Gas miners a catalyst for conflict
CONFLICT over coal seam gas mining is set to explode as communities react against rogue operators whose wild-west cowboy antics are indefensible, the annual environment conference of the industry's peak body was told at Coolum this week.
Professor Wendy Sarkissian, Australia's leading engagement practitioner, told the Australian Petroleum Production and Exploration Association that the industry was only as good as its worst players.
She said it ran the risk that huge social conflict incited by "renegade standover merchants who were now in the business of wreaking havoc in the Surat Basin and Northern NSW" would lead to bans on the industry.
Dr Sarkissian, who holds a PhD in environmental ethics and is an adjunct professor to Bond, Curtin and British Columbia universities and a Fellow of the Planning Institute of Australia, said the industry had to act to rein in its rogue elements.
Her call came as the NSW Opposition Leader John Robertson yesterday announced the Labor Party policy for a moratorium on all new coal seam gas licenses.

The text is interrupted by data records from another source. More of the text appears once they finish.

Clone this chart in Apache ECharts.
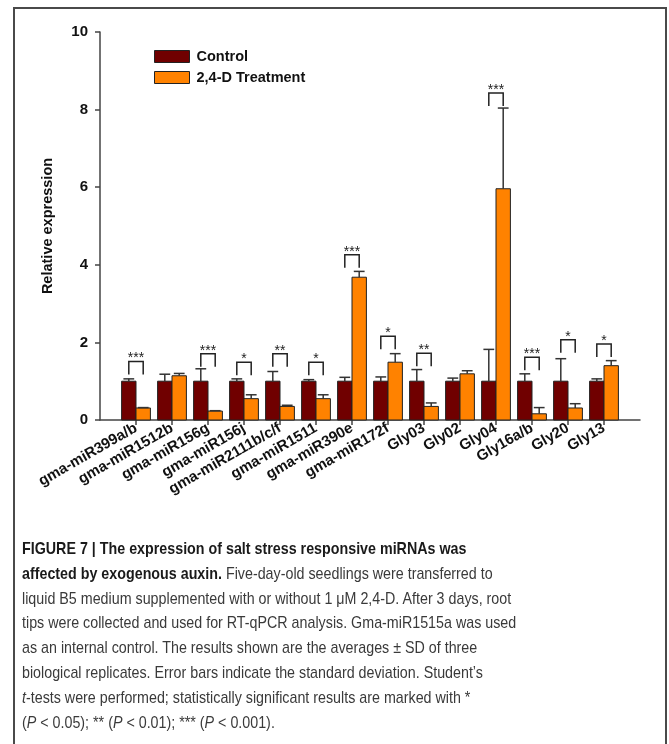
<!DOCTYPE html>
<html>
<head>
<meta charset="utf-8">
<script src="https://cdn.jsdelivr.net/npm/echarts@6/dist/echarts.min.js"></script>
<style>
  html, body { margin: 0; padding: 0; background: #fff; }
  #wrap { position: relative; width: 669px; height: 744px; overflow: hidden; }
  #chart { position: absolute; left: 0; top: 0; width: 669px; height: 744px; }
  #frame { position: absolute; left: 13px; top: 7px; width: 654px; height: 760px;
           border: 2px solid #4a4a4a; box-sizing: border-box; pointer-events: none; }
  #caption { position: absolute; left: 22px; top: 537px;
             font-family: "Liberation Sans", Arial, sans-serif;
             font-size: 17px; line-height: 24.8px; color: #3a3a3a; white-space: nowrap;
             transform: scaleX(0.84); transform-origin: 0 0; }
  #caption b { color: #1a1a1a; }
</style>
</head>
<body>
<div id="wrap">
  <div id="chart"></div>
  <div id="frame"></div>
  <div id="caption">
    <div><b>FIGURE 7 | The expression of salt stress responsive miRNAs was</b></div>
    <div><b>affected by exogenous auxin.</b> Five-day-old seedlings were transferred to</div>
    <div>liquid B5 medium supplemented with or without 1 μM 2,4-D. After 3 days, root</div>
    <div>tips were collected and used for RT-qPCR analysis. Gma-miR1515a was used</div>
    <div>as an internal control. The results shown are the averages ± SD of three</div>
    <div>biological replicates. Error bars indicate the standard deviation. Student’s</div>
    <div><i>t</i>-tests were performed; statistically significant results are marked with *</div>
    <div>(<i>P</i> &lt; 0.05); ** (<i>P</i> &lt; 0.01); *** (<i>P</i> &lt; 0.001).</div>
  </div>
</div>
<script>
// Relative expression of miRNAs in roots, control vs 2,4-D
const categories = ['gma-miR399a/b', 'gma-miR1512b', 'gma-miR156g', 'gma-miR156j',
  'gma-miR2111b/c/f', 'gma-miR1511', 'gma-miR390e', 'gma-miR172f',
  'Gly03', 'Gly02', 'Gly04', 'Gly16a/b', 'Gly20', 'Gly13'];
const controlMean = [1, 1, 1, 1, 1, 1, 1, 1, 1, 1, 1, 1, 1, 1];
const controlSD = [0.06, 0.18, 0.32, 0.06, 0.25, 0.04, 0.10, 0.11, 0.30, 0.08, 0.82, 0.19, 0.58, 0.06];
const treatMean = [0.31, 1.14, 0.23, 0.55, 0.35, 0.55, 3.68, 1.49, 0.35, 1.19, 5.96, 0.16, 0.31, 1.40];
const treatSD = [0.01, 0.06, 0.01, 0.10, 0.03, 0.10, 0.15, 0.22, 0.09, 0.08, 2.08, 0.16, 0.11, 0.13];
// significance marks and the height of each comparison bracket
const sigMarks = ['***', '', '***', '*', '**', '*', '***', '*', '**', '', '***', '***', '*', '*'];
const bracketTop = [1.51, null, 1.71, 1.49, 1.71, 1.49, 4.26, 2.16, 1.72, null, 8.43, 1.62, 2.07, 1.96];
const yTicks = [0, 2, 4, 6, 8, 10];

const CONTROL_COLOR = '#700000';
const TREAT_COLOR = '#ff8200';
const INK = '#222';
const AXIS = '#444';
const FONT = '"Liberation Sans", Arial, sans-serif';
const BAR_FRAC = 0.4;   // bar width as a fraction of the category spacing

const chart = echarts.init(document.getElementById('chart'), null, { renderer: 'canvas' });

function barSeries(name, means, color, side) {
  return {
    name: name,
    type: 'custom',
    itemStyle: { color: color, borderColor: INK, borderWidth: 1 },
    data: means.map((v, i) => [i, v]),
    z: 2,
    renderItem: function (params, api) {
      const i = api.value(0), v = api.value(1);
      const top = api.coord([i, v]);
      const base = api.coord([i, 0]);
      const w = api.size([1, 0])[0] * BAR_FRAC;
      const x = side < 0 ? top[0] - w : top[0];
      return {
        type: 'rect',
        shape: { x: x, y: top[1], width: w, height: base[1] - top[1] },
        style: { fill: color, stroke: INK, lineWidth: 1 }
      };
    }
  };
}

const errData = [];
categories.forEach((c, i) => {
  errData.push([i, controlMean[i], controlSD[i], -1]);
  errData.push([i, treatMean[i], treatSD[i], 1]);
});

const bracketData = [];
bracketTop.forEach((t, i) => { if (t != null) bracketData.push([i, t, i]); });

const option = {
  animation: false,
  backgroundColor: '#fff',
  grid: { left: 100, top: 32, width: 540, height: 388 },
  legend: {
    orient: 'vertical', left: 154, top: 49, padding: 0, itemWidth: 35, itemHeight: 12, itemGap: 6,
    icon: 'rect', selectedMode: false,
    textStyle: { fontFamily: FONT, fontWeight: 'bold', fontSize: 14.5, color: '#111', padding: [0, 0, 0, 2] },
    data: [
      { name: 'Control', itemStyle: { color: CONTROL_COLOR, borderColor: INK, borderWidth: 1 } },
      { name: '2,4-D Treatment', itemStyle: { color: TREAT_COLOR, borderColor: INK, borderWidth: 1 } }
    ]
  },
  xAxis: {
    type: 'value', min: -1, max: 14, interval: 1,
    splitLine: { show: false },
    axisLine: { show: true, onZero: false, lineStyle: { color: AXIS, width: 1.5 } },
    axisTick: { show: true, length: 5, customValues: categories.map((c, i) => i), lineStyle: { color: AXIS, width: 1.5 } },
    axisLabel: {
      customValues: categories.map((c, i) => i),
      formatter: v => categories[v] || '',
      rotate: 30, margin: 7,
      fontFamily: FONT, fontWeight: 'bold', fontSize: 15, color: '#111'
    }
  },
  yAxis: {
    type: 'value', min: 0, max: 10, interval: 2,
    name: 'Relative expression', nameLocation: 'middle', nameGap: 45,
    nameTextStyle: { fontFamily: FONT, fontWeight: 'bold', fontSize: 14.5, color: '#111' },
    splitLine: { show: false },
    axisLine: { show: true, onZero: false, lineStyle: { color: AXIS, width: 1.5 } },
    axisTick: { show: true, length: 5, lineStyle: { color: AXIS, width: 1.5 } },
    axisLabel: {
      margin: 12, formatter: v => (yTicks.indexOf(v) >= 0 ? String(v) : ''),
      fontFamily: FONT, fontWeight: 'bold', fontSize: 15, color: '#111'
    }
  },
  series: [
    barSeries('Control', controlMean, CONTROL_COLOR, -1),
    barSeries('2,4-D Treatment', treatMean, TREAT_COLOR, 1),
    {
      name: 'error', type: 'custom', z: 3, data: errData,
      renderItem: function (params, api) {
        const i = api.value(0), m = api.value(1), sd = api.value(2), side = api.value(3);
        const band = api.size([1, 0])[0];
        const w = band * BAR_FRAC;
        const p0 = api.coord([i, m]);
        const p1 = api.coord([i, m + sd]);
        const cx = p0[0] + side * w / 2;
        const cap = band * 0.3;
        const st = { stroke: '#333', lineWidth: 1.5 };
        return {
          type: 'group',
          children: [
            { type: 'line', shape: { x1: cx, y1: p0[1], x2: cx, y2: p1[1] }, style: st },
            { type: 'line', shape: { x1: cx - cap / 2, y1: p1[1], x2: cx + cap / 2, y2: p1[1] }, style: st }
          ]
        };
      }
    },
    {
      name: 'significance', type: 'custom', z: 3, data: bracketData,
      renderItem: function (params, api) {
        const i = api.value(0), t = api.value(1), k = api.value(2);
        const band = api.size([1, 0])[0];
        const w = band * BAR_FRAC;
        const p = api.coord([i, t]);
        const xl = p[0] - w / 2, xr = p[0] + w / 2;
        const leg = 13;
        return {
          type: 'group',
          children: [
            { type: 'polyline', shape: { points: [[xl, p[1] + leg], [xl, p[1]], [xr, p[1]], [xr, p[1] + leg]] },
              style: { stroke: INK, lineWidth: 1.5, fill: null } },
            { type: 'text', x: p[0], y: p[1] - 3,
              style: { text: sigMarks[k], align: 'center', verticalAlign: 'middle',
                       font: '14px ' + FONT, fill: INK } }
          ]
        };
      }
    }
  ]
};

chart.setOption(option);
</script>
</body>
</html>
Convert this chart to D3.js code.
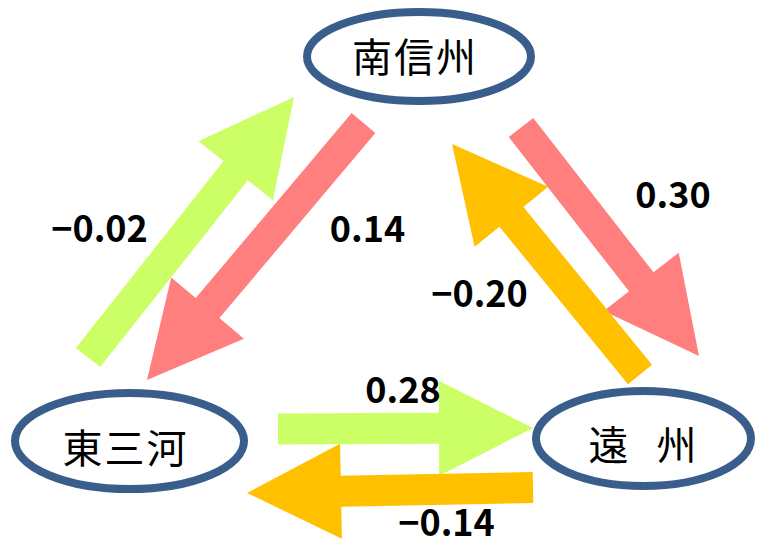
<!DOCTYPE html>
<html><head><meta charset="utf-8">
<script src="https://cdn.jsdelivr.net/npm/d3@7"></script>
<style>html,body{margin:0;padding:0;background:#fff;}svg{display:block;}</style>
</head><body>
<svg id="chart" width="757" height="547"></svg>
<script>
// ---- data ----
const regions = ["南信州", "東三河", "遠州"];
const regionLabels = ["南信州", "東三河", "遠　州"];
const flowSource = ["東三河", "南信州", "南信州", "遠州", "東三河", "遠州"];
const flowTarget = ["南信州", "東三河", "遠州", "南信州", "遠州", "東三河"];
const flowValues = [-0.02, 0.14, 0.30, -0.20, 0.28, -0.14];

// ---- layout (diagram geometry, separate from data) ----
const nodeLayout = {
  "南信州": {cx: 419, cy: 56.5, rx: 112, ry: 44.5, ty: 55},
  "東三河": {cx: 129.5, cy: 441, rx: 114.5, ry: 48, ty: 446},
  "遠州":  {cx: 643.5, cy: 438.5, rx: 107.5, ry: 47.5, ty: 443}
};
const arrowLayout = [
  {tail: [88, 357.5], tip: [294, 97],  label: [99.5, 242]},
  {tail: [363.5, 123], tip: [147, 380], label: [367.5, 242]},
  {tail: [521, 127.5], tip: [699, 356], label: [673, 208]},
  {tail: [640, 374.5], tip: [452, 144], label: [479.5, 307]},
  {tail: [278, 429],   tip: [533, 428], label: [403, 403]},
  {tail: [533, 487.5], tip: [247, 493], label: [446.5, 536]}
];
const shaftW = 31, headL = 94, headW = 95;
const color = d3.scaleOrdinal().domain(regions).range(["#FF7F7F", "#CCFF66", "#FFC000"]);
const fmt = v => (v < 0 ? "\u2212" : "") + d3.format(".2f")(Math.abs(v));

const svg = d3.select("#chart");

function arrowPath(t, p) {
  const dx = p[0] - t[0], dy = p[1] - t[1];
  const L = Math.hypot(dx, dy);
  const ux = dx / L, uy = dy / L, nx = -uy, ny = ux;
  const bx = p[0] - headL * ux, by = p[1] - headL * uy;
  const pt = (x, y, s) => [x + nx * s, y + ny * s];
  const pts = [
    pt(t[0], t[1], shaftW / 2), pt(bx, by, shaftW / 2), pt(bx, by, headW / 2),
    p, pt(bx, by, -headW / 2), pt(bx, by, -shaftW / 2), pt(t[0], t[1], -shaftW / 2)
  ];
  return d3.line()(pts) + "Z";
}

const flows = flowValues.map((v, i) => ({v, s: flowSource[i], t: flowTarget[i], g: arrowLayout[i]}));

svg.append("g").selectAll("path").data(flows).join("path")
  .attr("d", d => arrowPath(d.g.tail, d.g.tip))
  .attr("fill", d => color(d.s));

const nodes = regions.map((r, i) => ({r, label: regionLabels[i], g: nodeLayout[r]}));
svg.append("g").selectAll("ellipse").data(nodes).join("ellipse")
  .attr("cx", d => d.g.cx).attr("cy", d => d.g.cy)
  .attr("rx", d => d.g.rx).attr("ry", d => d.g.ry)
  .attr("fill", "#fff").attr("stroke", "#3A5E8C").attr("stroke-width", 8);

svg.append("g").selectAll("text").data(nodes).join("text")
  .attr("x", d => d.g.cx - 4).attr("y", d => d.g.ty)
  .attr("text-anchor", "middle").attr("dominant-baseline", "central")
  .attr("font-family", "'Noto Sans CJK JP', sans-serif")
  .attr("font-size", 40).attr("letter-spacing", d => d.r === "遠州" ? "-6px" : "2px")
  .attr("fill", "#000")
  .text(d => d.label);

svg.append("g").selectAll("text").data(flows).join("text")
  .attr("x", d => d.g.label[0]).attr("y", d => d.g.label[1])
  .attr("text-anchor", "middle")
  .attr("font-family", "'Noto Sans CJK JP', sans-serif")
  .attr("font-weight", "bold").attr("font-size", 36)
  .attr("fill", "#000")
  .text(d => fmt(d.v));
</script>
</body></html>
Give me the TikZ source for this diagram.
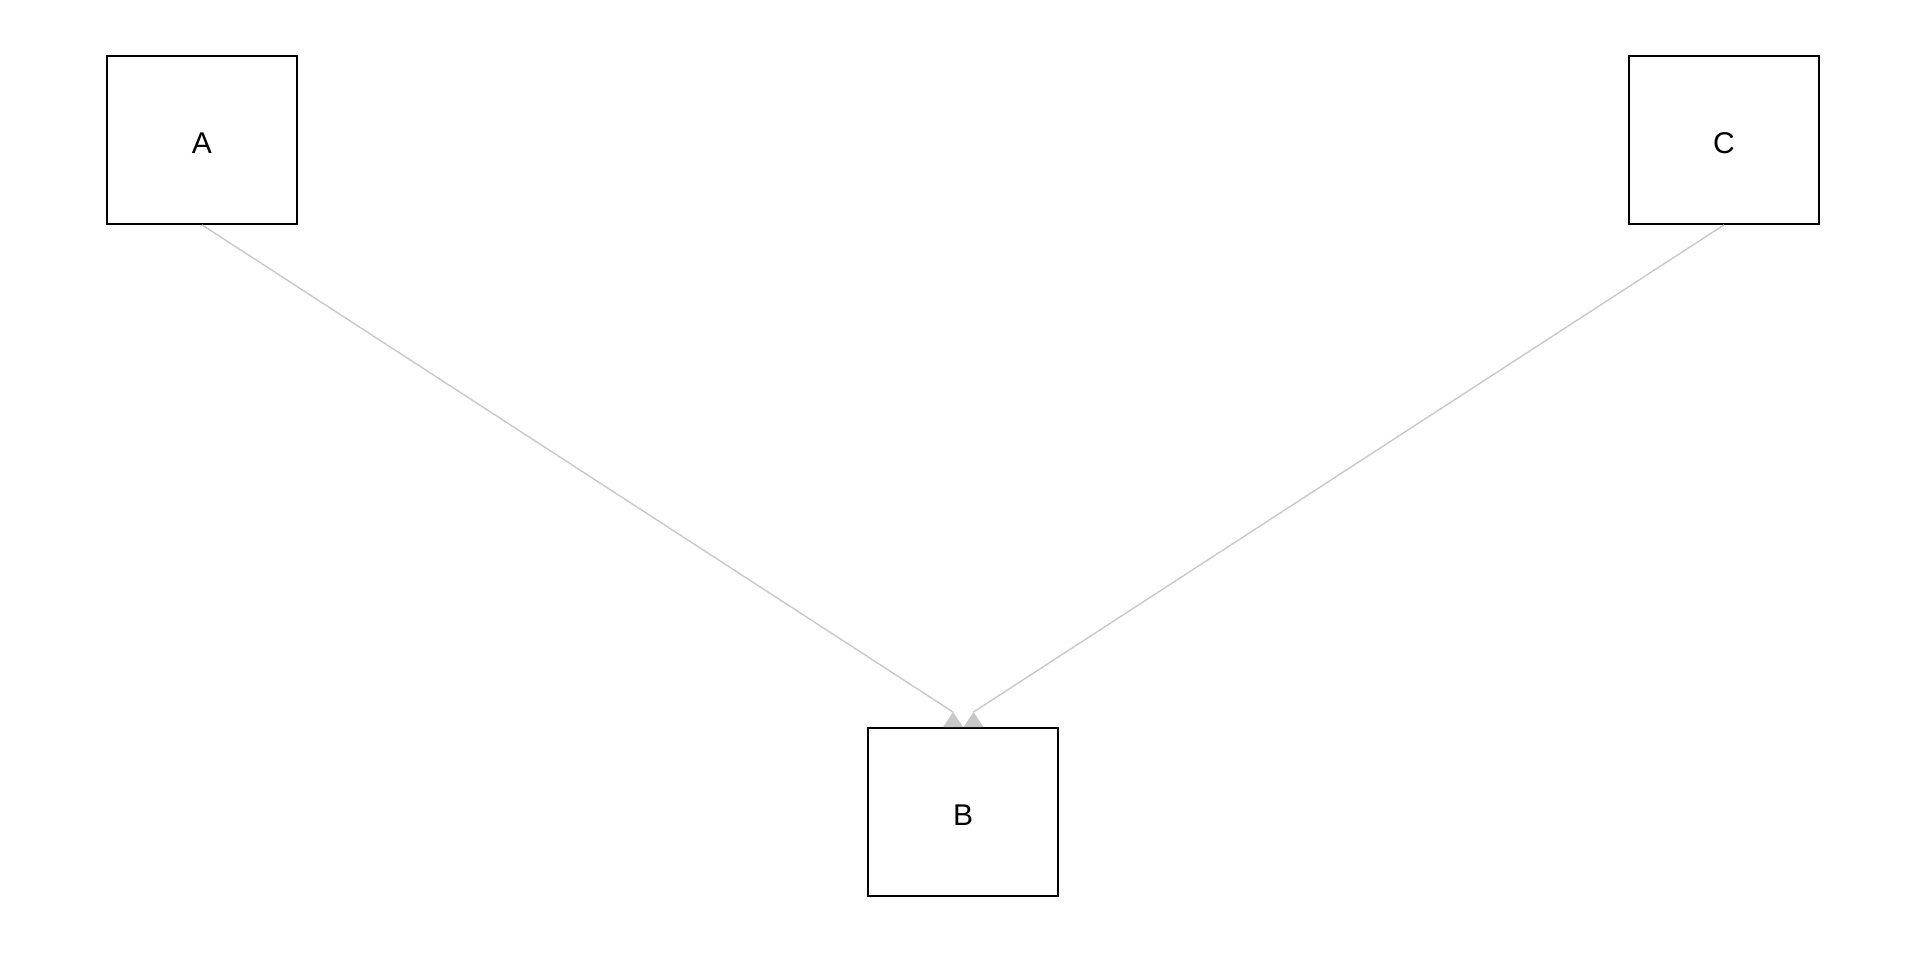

Fresh polls showed the Nationals in that state had lost half their support because of indecision on the issue. At the same time the Greens vote rose 3.7%.
In her keynote speech to the conference, Working Collaboratively with Communities: Community Engagement with Resource Companies, she accused young companies with young inexperienced engineers and geologists who thought only about maximizing profits quickly were running "grab-it-and-run" operations that were simply not interested in engaging in protracted debate.
"It will end in tears and is ending in tears,'' Ms Sarkissian said following her presentation.
She quoted clinical psychologist Wayne Somerville's September submission to the NSW parliamentary inquiry into the industry in which he claimed the issue was causing more problems for land owners than flood, drought, fire and recession.
Dr Sarkissian said the industry needed to understand that in disempowering people it was exciting two fundamental psychological indices at their core - water and home.
"Mess with either and they risk unleashing deep forces no cowboy geologist can control,'' she said.
"Sophisticated and committed green activities won't let farmers die. But the industry should also beware of farmers' wives."
Dr Sarkissian spoke to Bowen Basin mayors, activists in northern NSW and miners in preparing her address and named Santos and Origin as two companies that had set out to engage communities properly.
Origin was conducting "sacred place" mapping that identified areas that were important to people, even if it were where their uncle and aunt first kissed.